● Dataset section:
══════

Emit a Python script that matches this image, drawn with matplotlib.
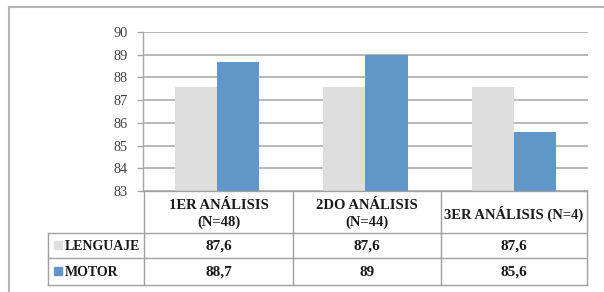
import matplotlib
matplotlib.use("Agg")
import matplotlib.pyplot as plt
import numpy as np
from matplotlib.patches import Rectangle

categories = ["1ER ANÁLISIS\n(N=48)", "2DO ANÁLISIS\n(N=44)", "3ER ANÁLISIS (N=4)"]
series_names = ["LENGUAJE", "MOTOR"]
lenguaje = [87.6, 87.6, 87.6]
motor = [88.7, 89, 85.6]
value_labels = [["87,6", "87,6", "87,6"], ["88,7", "89", "85,6"]]
y_ticks = [83, 84, 85, 86, 87, 88, 89, 90]
colors = ["#DEDEDE", "#6096C9"]

W, H = 604, 292
fig = plt.figure(figsize=(W / 100, H / 100), dpi=100)
fig.patch.set_facecolor("white")

serif = ["Liberation Serif", "DejaVu Serif"]

def fx(px):
    return px / W

def fy(py):
    return 1 - py / H

# plot axes
x0, x1, ytop, ybot = 143, 588, 32, 191
ax = fig.add_axes([fx(x0), fy(ybot), fx(x1) - fx(x0), fy(ytop) - fy(ybot)])
n = len(categories)
x = np.arange(n)
bw = 0.285
ax.bar(x - bw / 2, np.array(lenguaje) - 83, bw, bottom=83, color=colors[0], zorder=3)
ax.bar(x + bw / 2, np.array(motor) - 83, bw, bottom=83, color=colors[1], zorder=3)
ax.set_xlim(-0.5, n - 0.5)
ax.set_ylim(83, 90)
ax.set_yticks(y_ticks)
ax.set_yticklabels([str(t) for t in y_ticks], fontfamily=serif, fontsize=10.3, color="#404040")
ax.tick_params(axis="y", length=4, width=1, color="#A8A8A8", pad=7)
ax.set_xticks([])
ax.grid(axis="y", color="#ADADAD", linewidth=1.2, zorder=0)
for s in ["top", "right", "bottom"]:
    ax.spines[s].set_visible(False)
ax.spines["left"].set_color("#A8A8A8")
ax.spines["left"].set_linewidth(1)
ax.set_facecolor("none")

# overlay axes in pixel coords for table and border
ov = fig.add_axes([0, 0, 1, 1])
ov.set_xlim(0, W)
ov.set_ylim(H, 0)
ov.axis("off")
ov.patch.set_alpha(0)

# outer border
ov.plot([9, W], [7, 7], color="#B5B5B5", lw=1.5)
ov.plot([9, 9], [7, H], color="#B5B5B5", lw=1.5)

cols = [144, 293, 441, 587]
rows = [191, 233, 258, 285]
legend_left = 48
lc = "#A0A0A0"
ov.plot([cols[0], cols[-1]], [rows[0], rows[0]], color=lc, lw=1)
for r in rows[1:]:
    ov.plot([legend_left, cols[-1]], [r, r], color=lc, lw=1)
for c in cols:
    ov.plot([c, c], [rows[0], rows[-1]], color=lc, lw=1)
ov.plot([legend_left, legend_left], [rows[1], rows[-1]], color=lc, lw=1)

fs = 10.5
for i, cat in enumerate(categories):
    cx = (cols[i] + cols[i + 1]) / 2
    ov.text(cx, (rows[0] + rows[1]) / 2 + 2, cat, ha="center", va="center",
            fontfamily=serif, fontweight="bold", fontsize=fs, color="#1a1a1a",
            linespacing=1.3)

for j, name in enumerate(series_names):
    ry = (rows[j + 1] + rows[j + 2]) / 2
    ov.add_patch(Rectangle((54, ry - 4.5), 8, 8, color=colors[j]))
    ov.text(65, ry + 0.5, name, ha="left", va="center", fontfamily=serif,
            fontweight="bold", fontsize=10, color="#1a1a1a")
    for i in range(n):
        cx = (cols[i] + cols[i + 1]) / 2
        ov.text(cx, ry + 0.5, value_labels[j][i], ha="center", va="center",
                fontfamily=serif, fontweight="bold", fontsize=11, color="#1a1a1a")

fig.savefig("out.png", dpi=100)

══════

● Aim of the task: Say how many lines contain the string "matplotlib", giving nothing but the count.

● Result of this task: 5